On Sun, 15 Oct 2023 12:44:28 +0200
Peter Zijlstra <[email protected]> wrote:

> Right.. could you pretty please try:
>
> git://git.kernel.org/pub/scm/linux/kernel/git/peterz/queue.git sched/eevdf
>
> as of yesterday or so.
>
> It defaults to (EEVDF relevant features):
>
> SCHED_FEAT(PLACE_LAG, true)
> SCHED_FEAT(PLACE_DEADLINE_INITIAL, true)
> SCHED_FEAT(PREEMPT_SHORT, true)
> SCHED_FEAT(PLACE_SLEEPER, false)
> SCHED_FEAT(GENTLE_SLEEPER, true)
> SCHED_FEAT(EVDF, false)
> SCHED_FEAT(DELAY_DEQUEUE, true)
> SCHED_FEAT(GENTLE_DELAY, true)
>
> If that doesn't do well enough, could you please try, in order of
> preference:
>
> 2) NO_GENTLE_DELAY
> 3) NO_DELAY_DEQUEUE, PLACE_SLEEPER
> 4) NO_DELAY_DEQUEUE, PLACE_SLEEPER, NO_GENTLE_SLEEPER

Thanks Peter, we'll give this a try.

>
> I really don't like the EVDF option, and I think you'll end up
> regretting using it sooner rather than later, just to make this one
> benchmark you have happy.

Note, the benchmark we use is very close to real world settings that we
care about.
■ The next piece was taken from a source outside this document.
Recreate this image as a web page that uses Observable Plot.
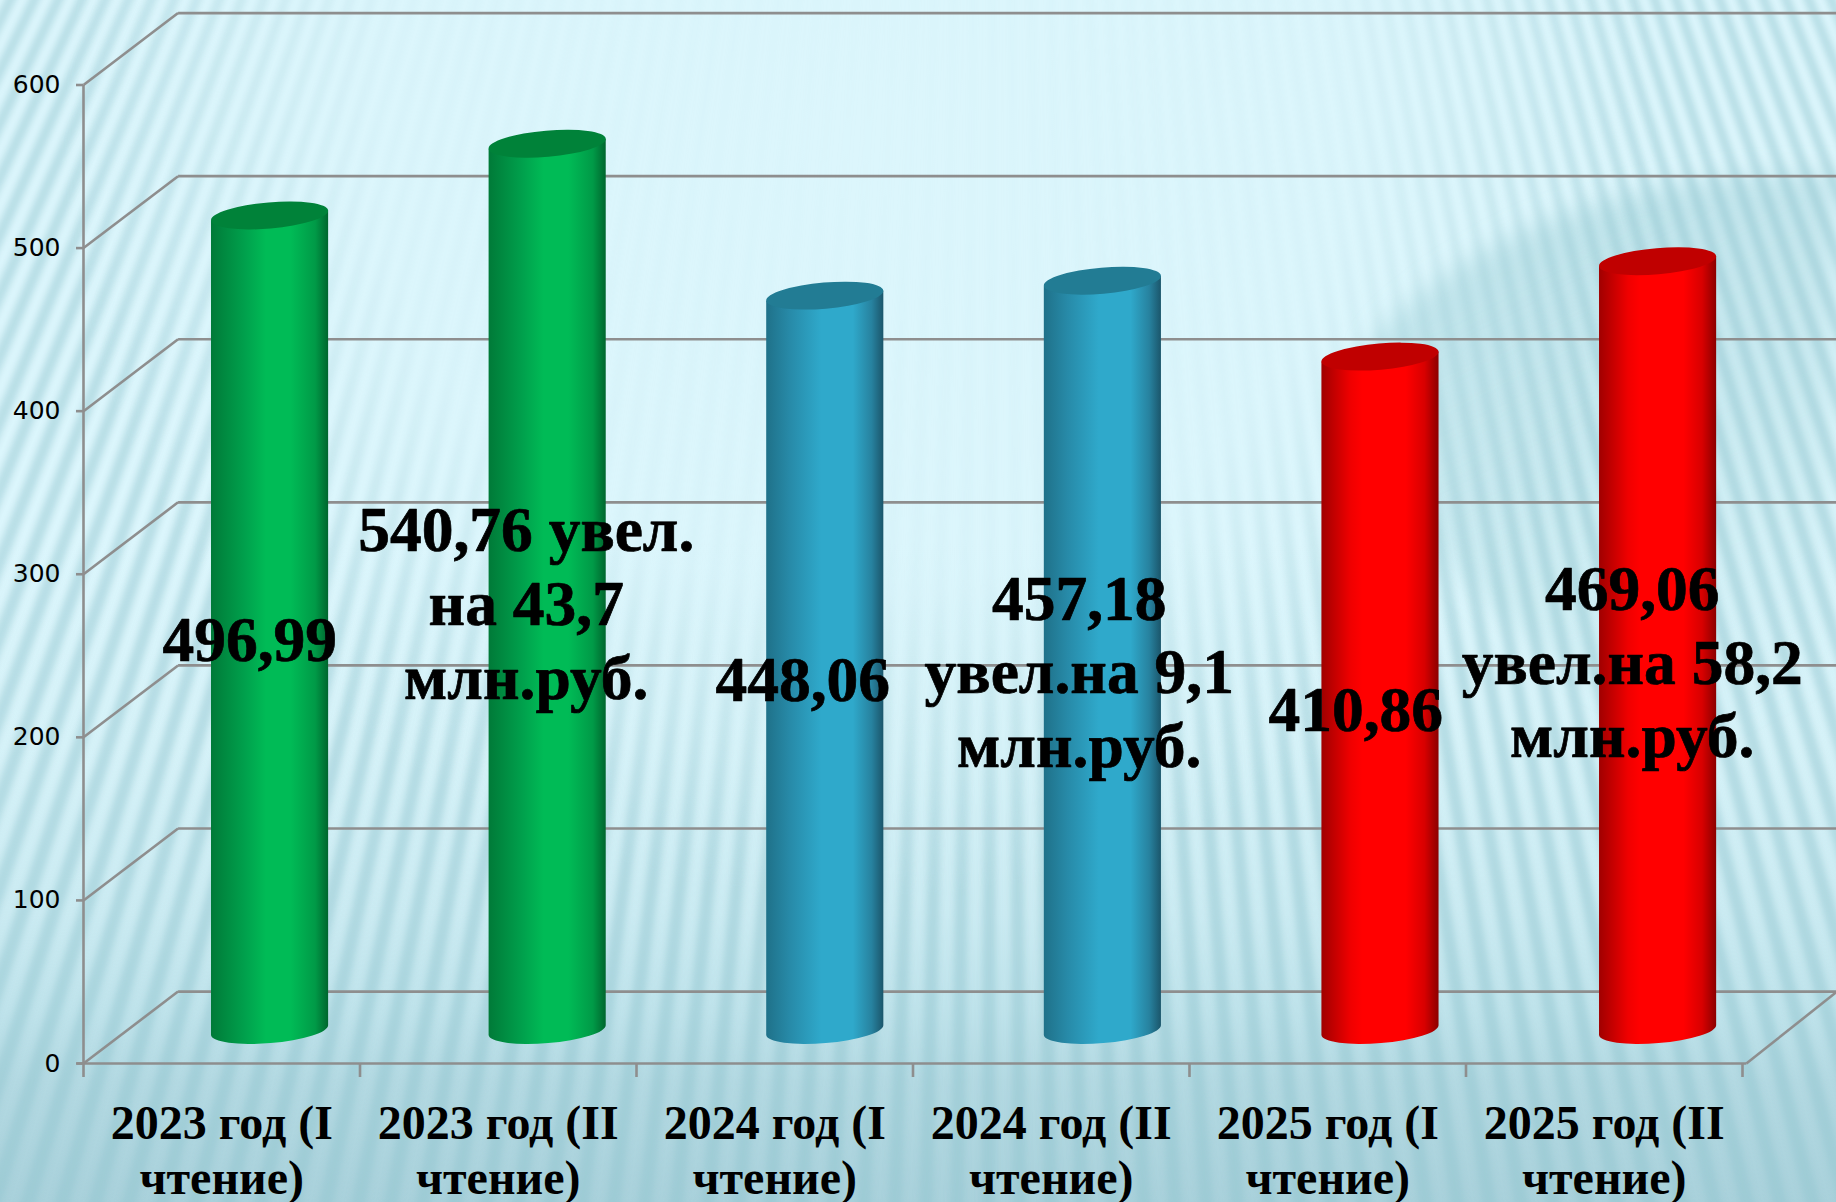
<!DOCTYPE html>
<html><head><meta charset="utf-8">
<style>html,body{margin:0;padding:0;overflow:hidden;background:#dcf6fc}svg{display:block}</style>
<script src="https://cdn.jsdelivr.net/npm/d3@7"></script>
<script src="https://cdn.jsdelivr.net/npm/@observablehq/plot@0.6"></script>
</head><body><script>
const categories = ["2023 год (I\nчтение)","2023 год (II\nчтение)","2024 год (I\nчтение)","2024 год (II\nчтение)","2025 год (I\nчтение)","2025 год (II\nчтение)"];
const years = [2023,2023,2024,2024,2025,2025];
const values = [496.99,540.76,448.06,457.18,410.86,469.06];
const valueLabels = ["496,99","540,76 увел.\nна 43,7\nмлн.руб.","448,06","457,18\nувел.на 9,1\nмлн.руб.","410,86","469,06\nувел.на 58,2\nмлн.руб."];
const yTicks = [0,100,200,300,400,500,600];
const xBoundaries = [0,1,2,3,4,5,6];

const rows = values.map((value,i)=>({i,value,year:years[i],category:categories[i],label:valueLabels[i]}));
const palettes = {
  2023:{id:"g",top:"#008239",stops:[[0,"#007a38"],[.3,"#00a24d"],[.47,"#00bb56"],[.68,"#00bb56"],[.89,"#009a47"],[1,"#00662e"]]},
  2024:{id:"b",top:"#227c94",stops:[[0,"#1f7189"],[.2,"#278aa8"],[.47,"#2fa9cb"],[.74,"#2fa9cb"],[.9,"#27829f"],[1,"#1b566b"]]},
  2025:{id:"r",top:"#c00000",stops:[[0,"#a00000"],[.25,"#f00000"],[.35,"#ff0000"],[.72,"#ff0000"],[.88,"#d80000"],[1,"#8c0000"]]}
};
const depthX = 0.342, depthY = 44.1;           // 3-D box depth in data units
const grey = "#8e8e8e";
const serif = "'Liberation Serif','Times New Roman',serif";

function background(){
  const g = d3.create("svg:g");
  const defs = g.append("defs");
  const lin = defs.append("linearGradient").attr("id","bgv").attr("x1",0).attr("x2",0).attr("y1",0).attr("y2",1);
  [[0,"#dcf6fc"],[.45,"#dcf6fc"],[.62,"#d6f2f8"],[.76,"#cbebf2"],[.84,"#bfe3eb"],[.9,"#b3d9e2"],[1,"#a9d1db"]]
    .forEach(([o,c])=>lin.append("stop").attr("offset",o).attr("stop-color",c));
  const wedgeFill = defs.append("linearGradient").attr("id","wedge").attr("x1",.2).attr("x2",.6).attr("y1",0).attr("y2",1);
  [[0,"#a9d6dd",.62],[.5,"#a9d6dd",.38],[1,"#a9d6dd",0]]
    .forEach(([o,c,a])=>wedgeFill.append("stop").attr("offset",o).attr("stop-color",c).attr("stop-opacity",a));
  const blur = defs.append("filter").attr("id","soft").attr("filterUnits","userSpaceOnUse").attr("x",0).attr("y",0).attr("width",1836).attr("height",1202);
  blur.append("feGaussianBlur").attr("stdDeviation",3.2);
  const blurW = defs.append("filter").attr("id","softW").attr("filterUnits","userSpaceOnUse").attr("x",0).attr("y",0).attr("width",1836).attr("height",1202);
  blurW.append("feGaussianBlur").attr("stdDeviation",12);
  const rad = defs.append("radialGradient").attr("id","hole").attr("gradientUnits","userSpaceOnUse")
    .attr("cx",0).attr("cy",0).attr("r",1).attr("gradientTransform","translate(860,140) scale(800,760)");
  [[0,"#000",.98],[.6,"#000",.88],[1,"#000",0]].forEach(([o,c,a])=>rad.append("stop").attr("offset",o).attr("stop-color",c).attr("stop-opacity",a));
  const mask = defs.append("mask").attr("id","stripemask").attr("maskUnits","userSpaceOnUse").attr("x",0).attr("y",0).attr("width",1836).attr("height",1202);
  mask.append("rect").attr("width",1836).attr("height",1202).attr("fill","#fff");
  mask.append("rect").attr("width",1836).attr("height",1202).attr("fill","url(#hole)");

  g.append("rect").attr("width",1836).attr("height",1202).attr("fill","url(#bgv)");
  const cx=1000, cy=-2000, d=0.0097, R=6000;
  let path="";
  for(let a=-0.52;a<0.47;a+=d){
    const a2=a+d*0.46;
    path+=`M${cx},${cy}L${cx+R*Math.sin(a)},${cy+R*Math.cos(a)}L${cx+R*Math.sin(a2)},${cy+R*Math.cos(a2)}Z`;
  }
  g.append("path").attr("d","M1836,172C1660,172 1510,210 1390,320C1290,410 1470,700 1836,780Z").attr("fill","url(#wedge)").attr("filter","url(#softW)");
  g.append("g").attr("mask","url(#stripemask)")
    .append("path").attr("d",path).attr("fill","#93c4ce").attr("fill-opacity",.48).attr("filter","url(#soft)");
  return g.node();
}

const barStep = 1.004, barShiftX = 0.1747, barHalf = 0.2118, barLift = 33, barStretch = 1.005, tilt = 5, tiltDeg = 4.9, ry = 13.1;
function drawCylinders(index, scales, v){
  const g = d3.create("svg:g").attr("aria-label","bar");
  const defs = g.append("defs");
  Object.values(palettes).forEach(p=>{
    const lg = defs.append("linearGradient").attr("id","cyl"+p.id);
    p.stops.forEach(([o,c])=>lg.append("stop").attr("offset",o).attr("stop-color",c));
  });
  for(const i of index){
    const p = palettes[rows[i].year];
    const xl=Math.min(v.x1[i],v.x2[i]), xr=Math.max(v.x1[i],v.x2[i]);
    const y0=Math.max(v.y1[i],v.y2[i]), y1=Math.min(v.y1[i],v.y2[i]);
    const yb=y0-barLift, yt=yb-(y0-y1)*barStretch, rx=(xr-xl)/2+.2;
    g.append("path").attr("fill",`url(#cyl${p.id})`)
      .attr("d",`M${xl},${yt+tilt}L${xl},${yb+tilt}A${rx},${ry} ${-tiltDeg} 0 0 ${xr},${yb-tilt}L${xr},${yt-tilt}Z`);
    g.append("ellipse").attr("fill",p.top)
      .attr("cx",(xl+xr)/2).attr("cy",yt).attr("rx",rx).attr("ry",ry)
      .attr("transform",`rotate(${-tiltDeg} ${(xl+xr)/2} ${yt})`);
  }
  return g.node();
}

const wallLink = (data,o)=>Plot.link(data,{stroke:grey,strokeWidth:2.6,strokeOpacity:1,...o});

const chart = Plot.plot({
  width:1836, height:1202,
  marginLeft:83, marginRight:94, marginTop:84.5, marginBottom:139,
  style:{background:"transparent",overflow:"hidden"},
  x:{type:"linear",domain:[0,6],axis:null},
  y:{type:"linear",domain:[0,600],axis:null},
  marks:[
    background,
    wallLink(yTicks,{x1:0,y1:d=>d,x2:depthX,y2:d=>d+depthY}),
    wallLink(yTicks,{x1:depthX,y1:d=>d+depthY,x2:6+depthX,y2:d=>d+depthY}),
    wallLink([0],{x1:6.014,y1:0,x2:6+depthX,y2:depthY}),
    wallLink([0],{x1:-0.025,y1:0,x2:6.014,y2:0}),
    wallLink([0],{x1:0,y1:0,x2:0,y2:600}),
    Plot.ruleX(xBoundaries,{y1:0,y2:-8.6,stroke:grey,strokeWidth:2.6}),
    Plot.axisY({ticks:yTicks,tickSize:7,tickPadding:16,stroke:grey,strokeWidth:2.6,strokeOpacity:1,fill:"#000",
      fontFamily:"'DejaVu Sans',sans-serif",fontSize:25,label:null}),
    Plot.rect(rows,{
      x1:d=>d.i*barStep+.5+barShiftX-barHalf, x2:d=>d.i*barStep+.5+barShiftX+barHalf,
      y1:0, y2:d=>d.value, fill:"#000",
      render:(index,scales,v)=>drawCylinders(index,scales,v)
    }),
    Plot.text(rows,{x:d=>d.i+.5,y:d=>d.value/2,text:d=>d.label,dx:28,dy:-21,lineAnchor:"middle",textAnchor:"middle",
      lineHeight:1.16,fill:"#000",stroke:"#000",strokeWidth:0.7,fontFamily:serif,fontWeight:"bold",fontSize:63.5}),
    Plot.axisX({ticks:xBoundaries.slice(0,6).map(d=>d+.5),tickSize:0,tickPadding:36,fill:"#000",
      tickFormat:d=>categories[Math.round(d-.5)],lineHeight:1.146,fontFamily:serif,fontWeight:"bold",fontSize:48,label:null})
  ]
});
document.body.append(chart);
</script></body></html>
And if we were to go further with Youssef's feature, we would
test it by sending it out to 1% of our user base, then 2%, 5%, and so on,
with a lot more feedback analysis going on. If it were to cause any
regressions, it would likely be noticed during this process, and be able to
back out any changes.

The main point is, our testing is not around any single benchmark that we
are trying to make happy. We really are looking at what makes the user base
run better in the real world.

>
> I'm hoping the default is enough, but otherwise any of the above should
> be a *much* better scheduler.
>
> Also, bonus points if you can create us a stand alone benchmark that
> captures your metric (al-la facebook's schbench) without the whole
> chrome nonsense, that'd be epic.

As I stated above. We don't really care about any one benchmark, but our
focus is on our user base. It's not as simple as what facebook would have,
as they are server focused and have a lot more information to test with. We
are more focused on the quality of chromebooks for kids in school, which is
much more difficult to analyze ;-)

What we could do, is give you a way to have access to run our benchmarks in
our infrastructure if you want to test anything in particular. Would you be
interested in that?

-- Steve

2023-10-16 16:56:46

by Peter Zijlstra

[permalink] [raw]
Subject: Re: [PATCH] sched/eevdf: Toggle eligibility through sched_feat

On Mon, Oct 16, 2023 at 11:28:51AM -0400, Steven Rostedt wrote:

> The main point is, our testing is not around any single benchmark that we
> are trying to make happy. We really are looking at what makes the user base
> run better in the real world.

This is a key (har-har) performance indicator for you guys though, I've
seen it mentioned before (with the core-scheduling crud IIRC).

As such it would be good to capture in a stand alone program and share.